Set all the material down again unchanged, without the pictures.
MATERIAL PROVIDED start
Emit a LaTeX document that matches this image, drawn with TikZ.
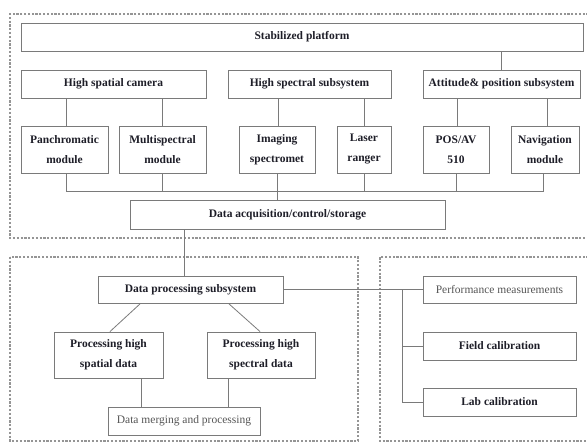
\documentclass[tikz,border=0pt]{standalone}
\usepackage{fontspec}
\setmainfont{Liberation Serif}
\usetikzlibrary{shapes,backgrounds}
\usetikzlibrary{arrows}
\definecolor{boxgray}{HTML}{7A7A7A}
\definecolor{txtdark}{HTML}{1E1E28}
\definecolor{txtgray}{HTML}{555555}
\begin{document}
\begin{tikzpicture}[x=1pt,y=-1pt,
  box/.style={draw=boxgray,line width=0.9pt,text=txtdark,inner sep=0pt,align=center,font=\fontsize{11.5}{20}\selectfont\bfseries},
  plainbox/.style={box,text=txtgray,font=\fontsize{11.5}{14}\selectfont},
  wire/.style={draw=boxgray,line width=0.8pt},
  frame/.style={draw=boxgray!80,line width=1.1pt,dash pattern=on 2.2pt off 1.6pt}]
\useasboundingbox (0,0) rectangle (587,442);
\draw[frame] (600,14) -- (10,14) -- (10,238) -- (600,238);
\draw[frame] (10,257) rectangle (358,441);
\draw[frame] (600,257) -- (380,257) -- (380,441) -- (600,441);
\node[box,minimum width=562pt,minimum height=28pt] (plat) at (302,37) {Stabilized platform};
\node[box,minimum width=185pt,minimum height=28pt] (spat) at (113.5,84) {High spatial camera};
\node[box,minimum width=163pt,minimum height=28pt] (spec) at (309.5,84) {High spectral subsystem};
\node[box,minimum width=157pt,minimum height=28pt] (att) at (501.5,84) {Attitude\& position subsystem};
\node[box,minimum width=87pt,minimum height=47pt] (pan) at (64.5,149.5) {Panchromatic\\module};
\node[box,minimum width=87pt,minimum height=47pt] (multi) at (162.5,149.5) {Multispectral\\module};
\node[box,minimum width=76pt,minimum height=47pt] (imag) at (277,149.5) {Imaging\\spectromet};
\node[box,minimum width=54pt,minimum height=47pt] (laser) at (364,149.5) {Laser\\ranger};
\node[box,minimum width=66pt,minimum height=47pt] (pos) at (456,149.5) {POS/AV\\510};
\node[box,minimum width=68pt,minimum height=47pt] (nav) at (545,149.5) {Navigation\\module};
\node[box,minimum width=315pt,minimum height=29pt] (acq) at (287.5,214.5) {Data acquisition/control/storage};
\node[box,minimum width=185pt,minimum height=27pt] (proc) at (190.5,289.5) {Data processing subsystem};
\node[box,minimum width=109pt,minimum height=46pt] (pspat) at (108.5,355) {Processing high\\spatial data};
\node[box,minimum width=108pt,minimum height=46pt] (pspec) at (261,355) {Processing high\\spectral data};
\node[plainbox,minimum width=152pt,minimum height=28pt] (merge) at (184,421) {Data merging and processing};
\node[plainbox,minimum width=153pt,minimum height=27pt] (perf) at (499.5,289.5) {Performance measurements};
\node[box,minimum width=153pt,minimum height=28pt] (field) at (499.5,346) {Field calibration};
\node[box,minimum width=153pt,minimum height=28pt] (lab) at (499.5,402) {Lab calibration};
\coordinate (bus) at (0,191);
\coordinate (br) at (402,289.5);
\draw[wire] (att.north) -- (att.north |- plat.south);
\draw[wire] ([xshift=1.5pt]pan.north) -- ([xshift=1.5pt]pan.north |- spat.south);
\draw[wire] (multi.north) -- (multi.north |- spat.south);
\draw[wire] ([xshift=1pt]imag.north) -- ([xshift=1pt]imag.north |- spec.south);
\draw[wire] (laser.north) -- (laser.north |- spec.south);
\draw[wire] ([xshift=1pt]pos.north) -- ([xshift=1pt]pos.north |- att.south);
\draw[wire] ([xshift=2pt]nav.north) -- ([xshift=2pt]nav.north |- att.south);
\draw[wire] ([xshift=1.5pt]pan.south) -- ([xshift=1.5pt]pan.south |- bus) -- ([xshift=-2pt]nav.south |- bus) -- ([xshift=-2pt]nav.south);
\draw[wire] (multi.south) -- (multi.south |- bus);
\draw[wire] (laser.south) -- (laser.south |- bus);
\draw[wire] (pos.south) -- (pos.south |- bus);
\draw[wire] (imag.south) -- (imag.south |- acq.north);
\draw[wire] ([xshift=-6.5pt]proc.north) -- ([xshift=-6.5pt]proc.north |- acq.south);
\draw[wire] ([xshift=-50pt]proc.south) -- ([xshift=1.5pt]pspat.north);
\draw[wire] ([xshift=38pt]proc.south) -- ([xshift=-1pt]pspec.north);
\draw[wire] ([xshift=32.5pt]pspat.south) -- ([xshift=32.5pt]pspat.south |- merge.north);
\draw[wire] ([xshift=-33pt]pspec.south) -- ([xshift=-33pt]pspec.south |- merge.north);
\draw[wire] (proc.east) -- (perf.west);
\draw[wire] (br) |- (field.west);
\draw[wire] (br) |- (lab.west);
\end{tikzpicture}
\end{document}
MATERIAL PROVIDED end
**THE REPLY**
Emit a LaTeX document that matches this image, drawn with TikZ.
\documentclass[tikz,border=0pt]{standalone}
\usepackage{fontspec}
\setmainfont{Liberation Serif}
\usetikzlibrary{shapes,backgrounds}
\usetikzlibrary{arrows}
\definecolor{boxgray}{HTML}{7A7A7A}
\definecolor{txtdark}{HTML}{1E1E28}
\definecolor{txtgray}{HTML}{555555}
\begin{document}
\begin{tikzpicture}[x=1pt,y=-1pt,
  box/.style={draw=boxgray,line width=0.9pt,text=txtdark,inner sep=0pt,align=center,font=\fontsize{11.5}{20}\selectfont\bfseries},
  plainbox/.style={box,text=txtgray,font=\fontsize{11.5}{14}\selectfont},
  wire/.style={draw=boxgray,line width=0.8pt},
  frame/.style={draw=boxgray!80,line width=1.1pt,dash pattern=on 2.2pt off 1.6pt}]
\useasboundingbox (0,0) rectangle (587,442);
\draw[frame] (600,14) -- (10,14) -- (10,238) -- (600,238);
\draw[frame] (10,257) rectangle (358,441);
\draw[frame] (600,257) -- (380,257) -- (380,441) -- (600,441);
\node[box,minimum width=562pt,minimum height=28pt] (plat) at (302,37) {Stabilized platform};
\node[box,minimum width=185pt,minimum height=28pt] (spat) at (113.5,84) {High spatial camera};
\node[box,minimum width=163pt,minimum height=28pt] (spec) at (309.5,84) {High spectral subsystem};
\node[box,minimum width=157pt,minimum height=28pt] (att) at (501.5,84) {Attitude\& position subsystem};
\node[box,minimum width=87pt,minimum height=47pt] (pan) at (64.5,149.5) {Panchromatic\\module};
\node[box,minimum width=87pt,minimum height=47pt] (multi) at (162.5,149.5) {Multispectral\\module};
\node[box,minimum width=76pt,minimum height=47pt] (imag) at (277,149.5) {Imaging\\spectromet};
\node[box,minimum width=54pt,minimum height=47pt] (laser) at (364,149.5) {Laser\\ranger};
\node[box,minimum width=66pt,minimum height=47pt] (pos) at (456,149.5) {POS/AV\\510};
\node[box,minimum width=68pt,minimum height=47pt] (nav) at (545,149.5) {Navigation\\module};
\node[box,minimum width=315pt,minimum height=29pt] (acq) at (287.5,214.5) {Data acquisition/control/storage};
\node[box,minimum width=185pt,minimum height=27pt] (proc) at (190.5,289.5) {Data processing subsystem};
\node[box,minimum width=109pt,minimum height=46pt] (pspat) at (108.5,355) {Processing high\\spatial data};
\node[box,minimum width=108pt,minimum height=46pt] (pspec) at (261,355) {Processing high\\spectral data};
\node[plainbox,minimum width=152pt,minimum height=28pt] (merge) at (184,421) {Data merging and processing};
\node[plainbox,minimum width=153pt,minimum height=27pt] (perf) at (499.5,289.5) {Performance measurements};
\node[box,minimum width=153pt,minimum height=28pt] (field) at (499.5,346) {Field calibration};
\node[box,minimum width=153pt,minimum height=28pt] (lab) at (499.5,402) {Lab calibration};
\coordinate (bus) at (0,191);
\coordinate (br) at (402,289.5);
\draw[wire] (att.north) -- (att.north |- plat.south);
\draw[wire] ([xshift=1.5pt]pan.north) -- ([xshift=1.5pt]pan.north |- spat.south);
\draw[wire] (multi.north) -- (multi.north |- spat.south);
\draw[wire] ([xshift=1pt]imag.north) -- ([xshift=1pt]imag.north |- spec.south);
\draw[wire] (laser.north) -- (laser.north |- spec.south);
\draw[wire] ([xshift=1pt]pos.north) -- ([xshift=1pt]pos.north |- att.south);
\draw[wire] ([xshift=2pt]nav.north) -- ([xshift=2pt]nav.north |- att.south);
\draw[wire] ([xshift=1.5pt]pan.south) -- ([xshift=1.5pt]pan.south |- bus) -- ([xshift=-2pt]nav.south |- bus) -- ([xshift=-2pt]nav.south);
\draw[wire] (multi.south) -- (multi.south |- bus);
\draw[wire] (laser.south) -- (laser.south |- bus);
\draw[wire] (pos.south) -- (pos.south |- bus);
\draw[wire] (imag.south) -- (imag.south |- acq.north);
\draw[wire] ([xshift=-6.5pt]proc.north) -- ([xshift=-6.5pt]proc.north |- acq.south);
\draw[wire] ([xshift=-50pt]proc.south) -- ([xshift=1.5pt]pspat.north);
\draw[wire] ([xshift=38pt]proc.south) -- ([xshift=-1pt]pspec.north);
\draw[wire] ([xshift=32.5pt]pspat.south) -- ([xshift=32.5pt]pspat.south |- merge.north);
\draw[wire] ([xshift=-33pt]pspec.south) -- ([xshift=-33pt]pspec.south |- merge.north);
\draw[wire] (proc.east) -- (perf.west);
\draw[wire] (br) |- (field.west);
\draw[wire] (br) |- (lab.west);
\end{tikzpicture}
\end{document}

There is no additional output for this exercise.